Coal fires economy but singes China’s green deal

Emissions from the dirty fossil fuel are projected to rise in the world’s second-largest economy this year

A coal-polluting pall hangs over China’s green vision. 

Amid a slowing economy, short-term growth targets are threatening to choke off long-term sustainability.

Last month, coal output jumped to the highest level since 2015 as Beijing tried to cap record prices and boost supply.

Already the world’s biggest producer and consumer of dirty energy, China churned out more than 357 million tonnes of coal compared to 334 million tonnes in September.

National Bureau of Statistics data also showed that during the first 10 months of the year, consumption of the fossil fuel surged to 3.3 billion tonnes, a 4% increase from 2020.

“Whether China can free itself from its decades-old addiction to coal will determine not just its own environmental future, but also – and more crucially – Earth’s prospects in the face of the gathering climate crisis,” Daniel K Gardner, the co-organizer of the China Environmental Group at Princeton University’s High Meadows Environmental Institute, wrote in a commentary for Project Syndicate earlier this year.

Coal comfort:

  • China and India watered down the COP26 climate pact released on Sunday.
  • They insisted that the language on coal consumption be changed from “phase out” to “phase down.”
  • The world’s second-largest economy generates 53% of the world’s coal-fired power, Gardner pointed out.
  • It is the world’s leading manufacturer of, and market for, solar panels, wind turbines and electric vehicles, he said.
  • Coal emissions in China could grow by 2.4% this year.
  • Overall emissions are projected to rise 4% in 2021.

Developing countries such as China are not on the same starting line as Western countries.

Pan Jiahua, the director of the Institute for Urban and Environmental Studies at the Chinese Academy of Social Sciences

What was said: “China and India will have to explain themselves and what they did to the most climate-vulnerable countries in the world,” COP26 President Alok Sharma said at the weekend from the COP26 summit in the Scottish city of Glasgow.

Alternative view: “Developing countries such as China are not on the same starting line as Western countries, thus it is unfair to apply a one-size-fits-all approach to ask us to stop using coal altogether,” Pan Jiahua, the director of the Institute for Urban and Environmental Studies at the Chinese Academy of Social Sciences, told the state-run Global Times.

What this means: Ramping up coal production will help boost industrial output. It will also shore up an economy reeling from power outages, a slowing manufacturing sector and a property market teetering on the brink of collapse after the Evergrande crisis.

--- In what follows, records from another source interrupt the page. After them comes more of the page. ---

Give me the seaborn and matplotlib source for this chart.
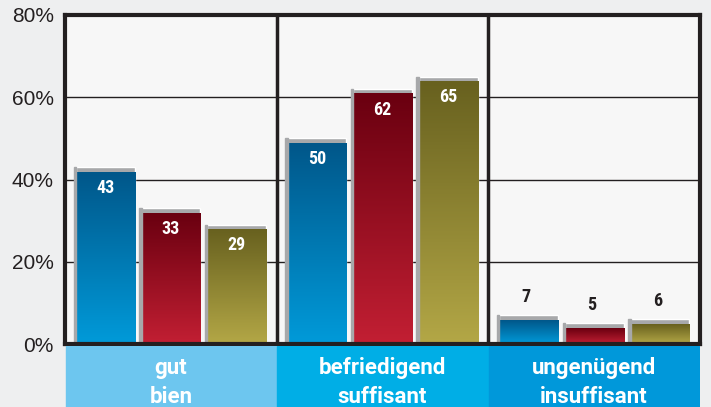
import numpy as np
import pandas as pd
import matplotlib.pyplot as plt
import seaborn as sb
from matplotlib.patches import Rectangle
from matplotlib import font_manager

categories = ["gut\nbien", "befriedigend\nsuffisant", "ungenügend\ninsuffisant"]
series = ["Reihe 1", "Reihe 2", "Reihe 3"]
values_1 = [43, 50, 7]
values_2 = [33, 62, 5]
values_3 = [29, 65, 6]
ytick_labels = ["0%", "20%", "40%", "60%", "80%"]

colors = ["#00689f", "#9a1020", "#8a8030"]
grad_top = ["#00578a", "#6a0010", "#68611f"]
grad_bottom = ["#009ad9", "#c21f33", "#b3a746"]
box_colors = ["#6dc6ef", "#00aee6", "#0098da"]

df = pd.DataFrame({
    "category": np.repeat(categories, 3),
    "series": series * 3,
    "value": [v for trio in zip(values_1, values_2, values_3) for v in trio],
})

narrow = "Liberation Sans Narrow"
names = {f.name for f in font_manager.fontManager.ttflist}
if narrow not in names:
    narrow = "Roboto Condensed" if "Roboto Condensed" in names else "DejaVu Sans"

sb.set_style("white")
plt.rcParams["font.family"] = ["Liberation Sans", "DejaVu Sans"]

fig = plt.figure(figsize=(7.11, 4.07), dpi=100, facecolor="#eeeff0")
ax = fig.add_axes([65 / 711, 1 - 344 / 407, 635 / 711, 329 / 407])
ax.set_facecolor("#f7f7f7")

sb.barplot(data=df, x="category", y="value", hue="series", palette=colors,
           width=0.93, gap=0.1, legend=False, ax=ax, saturation=1)

ax.set_ylim(0, 80)
ax.set_xlim(-0.5, 2.5)

# gradient fills and grey 3D caps
grad = np.linspace(0, 1, 100).reshape(-1, 1)
for i, patch in enumerate(ax.patches[:]):
    s = i // 3
    x0, w, h = patch.get_x(), patch.get_width(), patch.get_height()
    if h <= 0:
        continue
    cmap = sb.blend_palette([grad_top[s], grad_bottom[s]], as_cmap=True)
    ax.imshow(grad, aspect="auto", cmap=cmap, extent=(x0, x0 + w, 0, h - 1.2),
              zorder=3, origin="upper")
    patch.set_facecolor("#a7a8aa")
    patch.set_zorder(2)
    ax.add_patch(Rectangle((x0 - 0.01, 0), 0.012, h, color="#a7a8aa", zorder=3.5))
    if h > 20:
        ax.text(x0 + w / 2, h - 5, f"{h:.0f}", color="white", ha="center", va="center",
                fontsize=13, fontweight="bold", family=narrow, zorder=5)
    else:
        ax.text(x0 + w / 2 - 0.01, h + 4.5, f"{h:.0f}", color="#231f20", ha="center",
                va="center", fontsize=13, fontweight="bold", family=narrow, zorder=5)

for y in [20, 40, 60]:
    ax.axhline(y, color="#231f20", lw=1, zorder=1)
for x in [0.5, 1.5]:
    ax.axvline(x, color="#231f20", lw=2.5, zorder=1)
for sp in ax.spines.values():
    sp.set_visible(True)
    sp.set_color("#231f20")
    sp.set_linewidth(3)
    sp.set_zorder(6)

ax.set_yticks([0, 20, 40, 60, 80])
ax.set_yticklabels(ytick_labels, fontsize=15, color="#231f20")
ax.tick_params(axis="y", length=0, pad=8)
ax.set_xticks([])
ax.set_xlabel("")
ax.set_ylabel("")

# category boxes
ax2 = fig.add_axes([65 / 711, 0, 635 / 711, 61 / 407])
ax2.set_xlim(-0.5, 2.5)
ax2.set_ylim(0, 1)
ax2.axis("off")
for i, lab in enumerate(categories):
    ax2.add_patch(Rectangle((i - 0.5 + 0.003, 0), 0.994, 1, color=box_colors[i]))
    ax2.text(i, 0.40, lab, color="white", ha="center", va="center", fontsize=16,
             fontweight="bold", family="Roboto", linespacing=1.38)

fig.savefig("out.png", dpi=100, facecolor=fig.get_facecolor())
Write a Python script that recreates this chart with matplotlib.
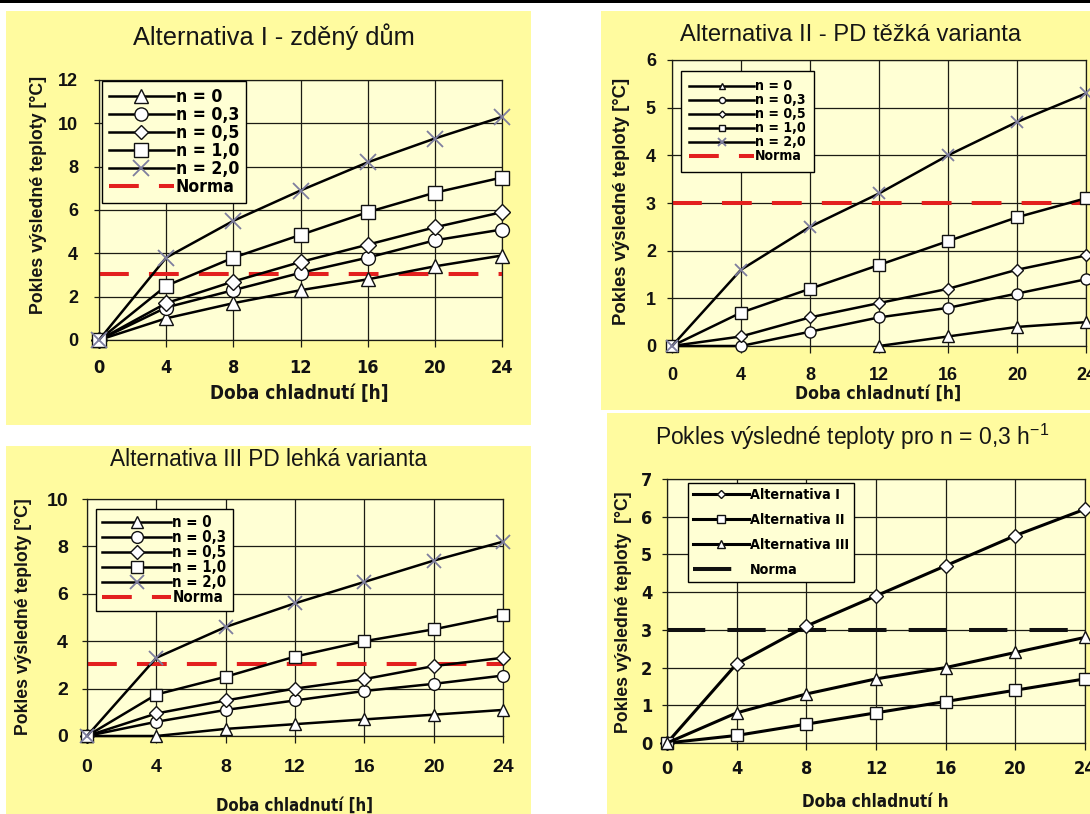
import numpy as np
import matplotlib
matplotlib.use('Agg')
import matplotlib.pyplot as plt
from matplotlib.patches import Rectangle

# ---------------- data ----------------
hours = [0, 4, 8, 12, 16, 20, 24]

# Alternativa I - zděný dům
a1_n0 = [0, 1.0, 1.7, 2.3, 2.8, 3.4, 3.9]
a1_n03 = [0, 1.5, 2.3, 3.1, 3.8, 4.6, 5.1]
a1_n05 = [0, 1.7, 2.7, 3.6, 4.4, 5.2, 5.9]
a1_n10 = [0, 2.5, 3.8, 4.85, 5.9, 6.8, 7.5]
a1_n20 = [0, 3.8, 5.5, 6.9, 8.2, 9.3, 10.3]
a1_norma = 3.05

# Alternativa II - PD těžká varianta
a2_n0 = [None, None, None, 0, 0.2, 0.4, 0.5]
a2_n03 = [0, 0.0, 0.3, 0.6, 0.8, 1.1, 1.4]
a2_n05 = [0, 0.2, 0.6, 0.9, 1.2, 1.6, 1.9]
a2_n10 = [0, 0.7, 1.2, 1.7, 2.2, 2.7, 3.1]
a2_n20 = [0, 1.6, 2.5, 3.2, 4.0, 4.7, 5.3]
a2_norma = 3.0

# Alternativa III PD lehká varianta
a3_n0 = [0, 0.0, 0.3, 0.5, 0.7, 0.9, 1.1]
a3_n03 = [0, 0.6, 1.1, 1.5, 1.9, 2.2, 2.55]
a3_n05 = [0, 0.95, 1.5, 2.0, 2.4, 2.95, 3.3]
a3_n10 = [0, 1.75, 2.5, 3.35, 4.0, 4.5, 5.1]
a3_n20 = [0, 3.3, 4.6, 5.6, 6.5, 7.4, 8.2]
a3_norma = 3.05

# Pokles výsledné teploty pro n = 0,3 h-1
a4_alt1 = [0, 2.1, 3.1, 3.9, 4.7, 5.5, 6.2]
a4_alt2 = [0, 0.2, 0.5, 0.8, 1.1, 1.4, 1.7]
a4_alt3 = [0, 0.8, 1.3, 1.7, 2.0, 2.4, 2.8]
a4_norma = 3.0

n_labels = ['n = 0', 'n = 0,3', 'n = 0,5', 'n = 1,0', 'n = 2,0', 'Norma']
alt_labels = ['Alternativa I', 'Alternativa II', 'Alternativa III', 'Norma']

titles = ['Alternativa I - zděný dům', 'Alternativa II - PD těžká varianta',
          'Alternativa III PD lehká varianta',
          'Pokles výsledné teploty pro n = 0,3 h$^{\\mathregular{-1}}$']
ylabel_txt = 'Pokles výsledné teploty [°C]'
ylabel_txt4 = 'Pokles výsledné teploty  [°C]'
xlabel_txt = 'Doba chladnutí [h]'
xlabel_txt4 = 'Doba chladnutí h'

# ---------------- style ----------------
W, H = 1090, 814
plt.rcParams['mathtext.default'] = 'regular'
fig = plt.figure(figsize=(W / 100, H / 100), dpi=100)
fig.patch.set_facecolor('white')

PANEL = '#FFFB9F'
PLOT = '#FFFFD4'
GRID = '#1c1c14'
XCOL = '#7E7E9E'
NARROW = ['DejaVu Sans']
REG = ['Liberation Sans', 'DejaVu Sans']


def fx(x):
    return x / W


def fy(y):
    return 1 - y / H


def add_rect(x0, y0, x1, y1, color):
    fig.add_artist(Rectangle((fx(x0), fy(y1)), (x1 - x0) / W, (y1 - y0) / H,
                             transform=fig.transFigure, facecolor=color,
                             edgecolor='none', zorder=-10))


def fit(t, target, vertical=False):
    r = fig.canvas.get_renderer()
    bb = t.get_window_extent(r)
    cur = bb.height if vertical else bb.width
    if cur > 0:
        t.set_fontsize(t.get_fontsize() * target / cur)


def make_axes(x0, xr, ytop, y0):
    ax = fig.add_axes([fx(x0), fy(y0), (xr - x0) / W, (y0 - ytop) / H])
    ax.set_facecolor(PLOT)
    for s in ax.spines.values():
        s.set_color(GRID)
        s.set_linewidth(0.9)
    ax.grid(True, color=GRID, lw=0.9)
    ax.set_axisbelow(True)
    return ax


def style_ticks(ax, yticks, xfam, yfam, xsize, ysize, xpad, ypad, xstretch='normal', ystretch='normal'):
    ax.set_xlim(0, 24)
    ax.set_ylim(yticks[0], yticks[-1])
    ax.set_xticks(hours, labels=[str(h) for h in hours], fontsize=xsize,
                  fontweight='bold', family=xfam, fontstretch=xstretch, color='#111111')
    ax.set_yticks(yticks, labels=[str(v) for v in yticks], fontsize=ysize,
                  fontweight='bold', family=yfam, fontstretch=ystretch, color='#111111')
    ax.tick_params(axis='x', direction='out', length=5, width=0.9, color=GRID, pad=xpad)
    ax.tick_params(axis='y', direction='out', length=3.6, width=0.9, color=GRID, pad=ypad)


def plot_series(ax, ys, markers, ms, labels, lw=1.8):
    for y, m, lab in zip(ys, markers, labels):
        y = np.array([np.nan if v is None else v for v in y], dtype=float)
        if m == 'x':
            ax.plot(hours, y, color='black', lw=lw, marker='x', ms=ms * 1.15, mec=XCOL,
                    mew=1.3, clip_on=False, zorder=3, label=lab)
        else:
            ax.plot(hours, y, color='black', lw=lw, marker=m,
                    ms=ms * (0.8 if m == 'D' else 1.0), mfc='white', mec='#111111',
                    mew=1.0, clip_on=False, zorder=3, label=lab)


def add_legend(ax, lx, ly, fs, hl, ls, bp, msc, fam=NARROW, stretch='condensed'):
    leg = ax.legend(loc='upper left', bbox_to_anchor=(fx(lx), fy(ly)),
                    bbox_transform=fig.transFigure, borderaxespad=0, frameon=True,
                    fancybox=False, edgecolor='black', facecolor=PLOT, framealpha=1,
                    prop=dict(family=fam, weight='bold', size=fs, stretch=stretch),
                    handlelength=hl, handletextpad=0.1, labelspacing=ls, borderpad=bp,
                    markerscale=msc, numpoints=1)
    leg.get_frame().set_linewidth(1.0)
    return leg


def text_px(x, y, s, target, fam, weight='bold', vertical=False, size=12, stretch='normal'):
    t = fig.text(fx(x), fy(y), s, ha='center', va='center', family=fam,
                 fontweight=weight, rotation=90 if vertical else 0, size=size,
                 fontstretch=stretch, color='#151515')
    fit(t, target, vertical)
    return t


# top black rule
add_rect(0, 0, W, 3, 'black')
# panel backgrounds
add_rect(6, 11, 531, 425, PANEL)
add_rect(601, 11, W, 410, PANEL)
add_rect(6, 446, 531, H, PANEL)
add_rect(607, 413, W, H, PANEL)

n_markers = ['^', 'o', 'D', 's', 'x']
DASH = (7.4, 5)

# ---------- panel 1 ----------
ax1 = make_axes(99, 502, 80, 340)
plot_series(ax1, [a1_n0, a1_n03, a1_n05, a1_n10, a1_n20], n_markers, 10, n_labels[:5])
ax1.axhline(a1_norma, color='#E3201E', lw=2.9, dashes=DASH, zorder=2, label=n_labels[5])
style_ticks(ax1, list(range(0, 13, 2)), NARROW, REG, 13, 13, 8.5, 11.5, xstretch='condensed')
add_legend(ax1, 102, 81, 12.6, 3.7, 0.0, 0.4, 0.95)
text_px(274, 37, titles[0], 282, REG, weight='normal')
text_px(39, 195, ylabel_txt, 236, REG, vertical=True)
text_px(299, 393, xlabel_txt, 178, NARROW, stretch='condensed')

# ---------- panel 2 ----------
ax2 = make_axes(672, 1086, 60, 346)
plot_series(ax2, [a2_n0, a2_n03, a2_n05, a2_n10, a2_n20], n_markers, 8, n_labels[:5])
ax2.axhline(a2_norma, color='#E3201E', lw=2.9, dashes=DASH, zorder=2, label=n_labels[5])
style_ticks(ax2, list(range(0, 7)), REG, REG, 13, 13, 10, 8)
add_legend(ax2, 681, 71, 10.1, 4.6, 0.0, 0.6, 0.55)
text_px(851, 35, titles[1], 342, REG, weight='normal')
text_px(621, 201, ylabel_txt, 247, REG, vertical=True)
text_px(878, 394, xlabel_txt, 165, NARROW, stretch='condensed')

# ---------- panel 3 ----------
ax3 = make_axes(87, 503, 499, 736)
plot_series(ax3, [a3_n0, a3_n03, a3_n05, a3_n10, a3_n20], n_markers, 8.5, n_labels[:5])
ax3.axhline(a3_norma, color='#E3201E', lw=2.9, dashes=DASH, zorder=2, label=n_labels[5])
style_ticks(ax3, list(range(0, 11, 2)), REG, REG, 14, 14, 11.5, 10)
add_legend(ax3, 96, 509, 10.8, 4.6, 0.0, 0.4, 1.0)
text_px(268, 460, titles[2], 318, REG, weight='normal')
text_px(24, 617, ylabel_txt, 235, REG, vertical=True)
text_px(294, 806, xlabel_txt, 157, NARROW, stretch='condensed')

# ---------- panel 4 ----------
ax4 = make_axes(667, 1085, 479, 743)
plot_series(ax4, [a4_alt1, a4_alt2, a4_alt3], ['D', 's', '^'], 8.5, alt_labels[:3], lw=2.2)
ax4.axhline(a4_norma, color='#111111', lw=2.9, dashes=(9.5, 5.5), zorder=2, label=alt_labels[3])
style_ticks(ax4, list(range(0, 8)), NARROW, NARROW, 13, 13, 7, 7, xstretch='condensed', ystretch='condensed')
add_legend(ax4, 688, 483, 10.3, 3.9, 0.78, 0.35, 0.6)
text_px(852, 437, titles[3], 394, REG, weight='normal')
text_px(624, 612, ylabel_txt4, 240, REG, vertical=True)
text_px(875, 802, xlabel_txt4, 146, NARROW, stretch='condensed')

fig.savefig('out.png', dpi=100, facecolor='white')
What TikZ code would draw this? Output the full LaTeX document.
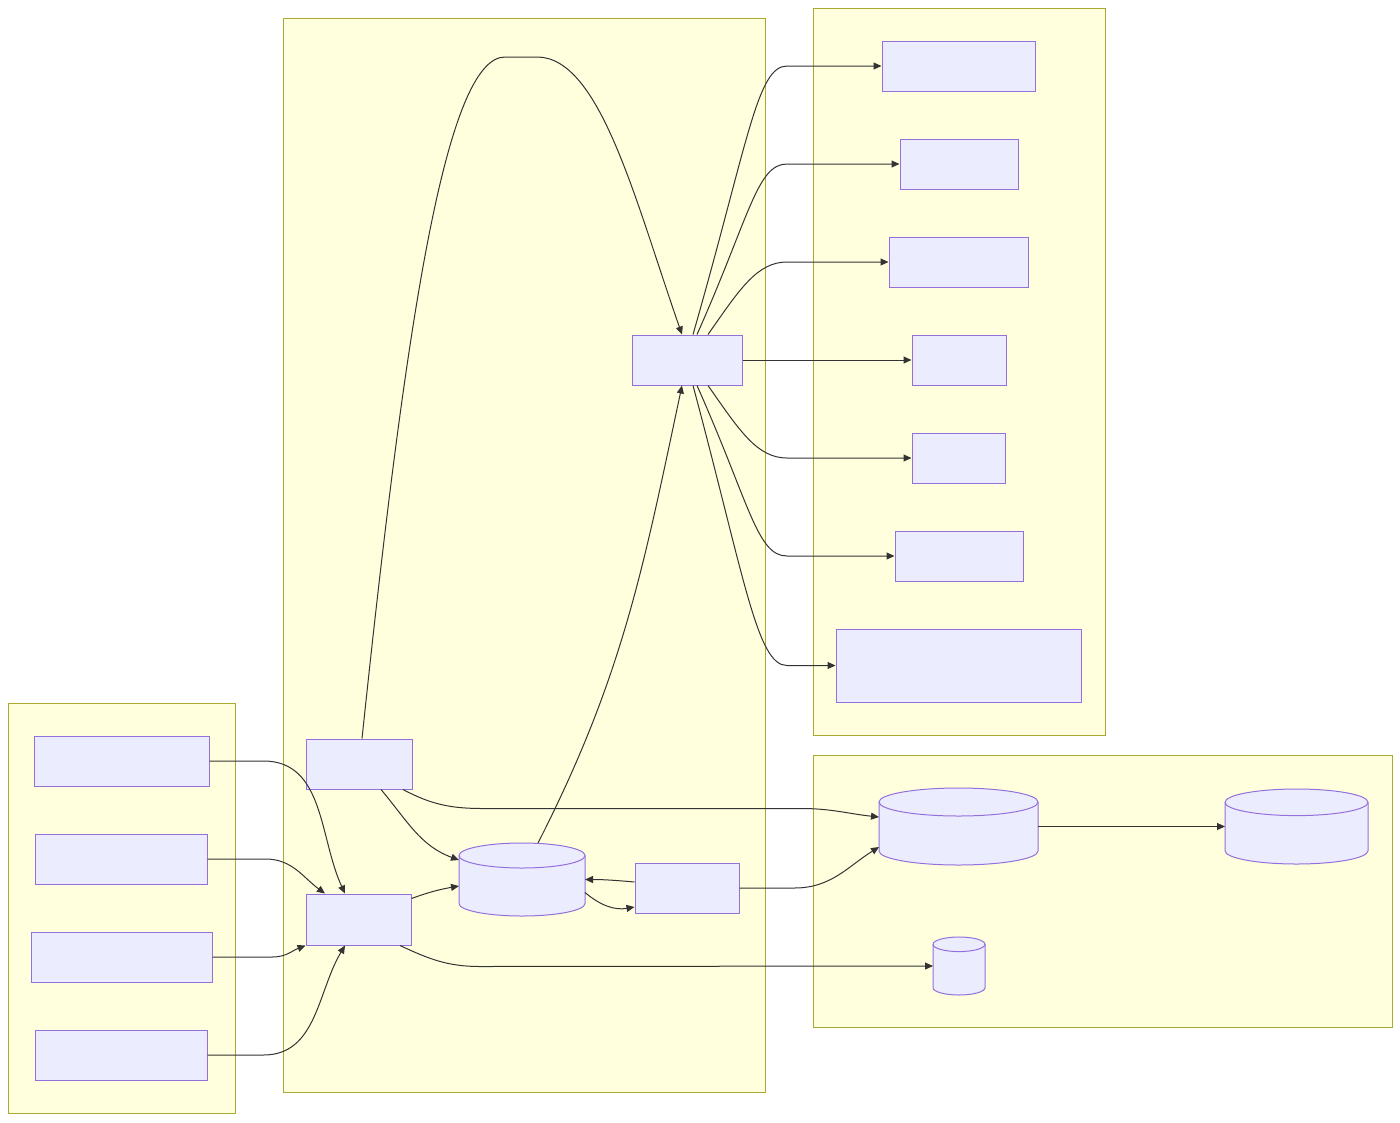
\documentclass[tikz,border=0pt]{standalone}
\usetikzlibrary{arrows.meta}
\definecolor{grpfill}{HTML}{FFFFDE}
\definecolor{grpline}{HTML}{AAAA33}
\definecolor{boxfill}{HTML}{ECECFF}
\definecolor{boxline}{HTML}{9370DB}
\definecolor{edgecol}{HTML}{333333}
\newcommand\drawstore[3]{%
\filldraw[storeline] ([yshift=-#3pt]#1.north west) -- ([yshift=#3pt]#1.south west)
arc[start angle=180,end angle=360,x radius=#2pt,y radius=#3pt] -- ([yshift=-#3pt]#1.north east)
arc[start angle=0,end angle=180,x radius=#2pt,y radius=#3pt] -- cycle;
\draw[storeline,fill=none] ([yshift=-#3pt]#1.north west) arc[start angle=180,end angle=360,x radius=#2pt,y radius=#3pt];}

\begin{document}
\begin{tikzpicture}[x=1pt,y=1pt,grp/.style 2 args={draw=grpline,fill=grpfill,line width=1pt,inner sep=0pt,minimum width=#1,minimum height=#2},box/.style 2 args={draw=boxline,fill=boxfill,line width=1pt,inner sep=0pt,minimum width=#1,minimum height=#2},store/.style 2 args={inner sep=0pt,outer sep=0pt,minimum width=#1,minimum height=#2},storeline/.style={draw=boxline,fill=boxfill,line width=1pt},flow/.style={draw=edgecol,line width=1pt,-{Triangle[length=8pt,width=7pt]}}]
\useasboundingbox (0,0) rectangle (1400,-1122);
\node[grp={227pt}{410pt}] (gsrc) at (121.5,-908) {};
\node[grp={482pt}{1074pt}] (gcore) at (524,-555) {};
\node[grp={292pt}{727pt}] (gout) at (959,-371.5) {};
\node[grp={579pt}{272pt}] (gstore) at (1102.5,-891) {};
\node[box={175pt}{50pt}] (src1) at (121.5,-761) {};
\node[box={172pt}{50pt}] (src2) at (121,-859) {};
\node[box={181pt}{50pt}] (src3) at (121.5,-957) {};
\node[box={172pt}{50pt}] (src4) at (121,-1055) {};
\node[box={106pt}{50pt}] (sched) at (359,-764) {};
\node[box={105pt}{51pt}] (ingest) at (358.5,-919.5) {};
\node[box={104pt}{50pt}] (worker) at (687,-888) {};
\node[box={110pt}{50pt}] (hub) at (687,-360) {};
\node[box={153pt}{50pt}] (out1) at (958.5,-66) {};
\node[box={118pt}{50pt}] (out2) at (959,-164) {};
\node[box={139pt}{50pt}] (out3) at (958.5,-262) {};
\node[box={94pt}{50pt}] (out4) at (959,-360) {};
\node[box={93pt}{50pt}] (out5) at (958.5,-458) {};
\node[box={128pt}{50pt}] (out6) at (959,-556) {};
\node[box={245pt}{73pt}] (out7) at (958.5,-665.5) {};
\node[store={126pt}{73pt}] (cache) at (522,-879.5) {};
\node[store={159pt}{77pt}] (db1) at (958.5,-826.5) {};
\node[store={143pt}{75pt}] (db2) at (1296.5,-826.5) {};
\node[store={52pt}{58pt}] (db3) at (959,-966) {};
\drawstore{cache}{63}{12.5}
\drawstore{db1}{79.5}{14}
\drawstore{db2}{71.5}{13.3}
\drawstore{db3}{26}{7.3}
\coordinate (bend) at (787,0);
\draw[flow] (src1.east) -- ++(54,0) to[out=0,in=115] ([xshift=-13.5]ingest.north);
\draw[flow] (src2.east) -- ++(58,0) to[out=0,in=144] ([xshift=-33.5]ingest.north);
\draw[flow] (src3.east) -- ++(60,0) to[out=0,in=201] (ingest.south west);
\draw[flow] (src4.east) -- ++(56,0) to[out=0,in=239] ([xshift=-13.5]ingest.south);
\draw[flow] ([xshift=3]sched.north) .. controls (405,-330) and (445,-57) .. (505,-57) -- (537,-57) .. controls (600,-57) and (635,-200) .. ([xshift=-5]hub.north);
\draw[flow] ([xshift=22]sched.south) to[out=-50,in=160] ([yshift=19.5]cache.west);
\draw[flow] ([xshift=44]sched.south) to[out=-28,in=180] ++(80,-19) -- ++(318,0) to[out=0,in=174] ([yshift=9.5]db1.west);
\draw[flow] ([yshift=21]ingest.east) to[out=20,in=190] ([yshift=-6.5]cache.west);
\draw[flow] ([xshift=41.5]ingest.south) to[out=-25,in=180] ++(80,-21) -- (db3.west);
\draw[flow] ([xshift=16]cache.north) to[out=63,in=-102] ([xshift=-5]hub.south);
\draw[flow] ([yshift=6]worker.west) to[out=175,in=0] (cache.east);
\draw[flow] ([yshift=-13]cache.east) to[out=-40,in=190] ([yshift=-19]worker.west);
\draw[flow] (worker.east) -- ++(55,0) to[out=0,in=212] ([yshift=-20.5]db1.west);
\draw[flow] (db1.east) -- (db2.west);
\draw[flow] ([xshift=6]hub.north) .. controls +(74:200) and +(-30,0) .. (bend |- out1.west) -- (out1.west);
\draw[flow] ([xshift=10]hub.north) .. controls +(66:130) and +(-30,0) .. (bend |- out2.west) -- (out2.west);
\draw[flow] ([xshift=21]hub.north) .. controls +(55:55) and +(-30,0) .. (bend |- out3.west) -- (out3.west);
\draw[flow] (hub.east) -- (out4.west);
\draw[flow] ([xshift=21]hub.south) .. controls +(-55:55) and +(-30,0) .. (bend |- out5.west) -- (out5.west);
\draw[flow] ([xshift=10]hub.south) .. controls +(-66:130) and +(-30,0) .. (bend |- out6.west) -- (out6.west);
\draw[flow] ([xshift=6]hub.south) .. controls +(-75:200) and +(-30,0) .. (bend |- out7.west) -- (out7.west);
\end{tikzpicture}
\end{document}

Facts and figures: The National Bureau of Statistics reported that industrial output and retail sales increased in October despite supply shortages. Output grew 3.5% from the same period in 2020. Retail sales also edged higher by 4.9% year on year.

Weak growth: “Economic momentum remained weak in October, with the real estate downturn weighing on industry,” Louis Kuijs, the head of Asia economics at Oxford Economics, said in a note as reported by the Reuters news agency.

China Factor comment: A coal binge might give China a short-term economic high. But it will fail to clear the smoke billowing over President Xi Jinping’s green new deal.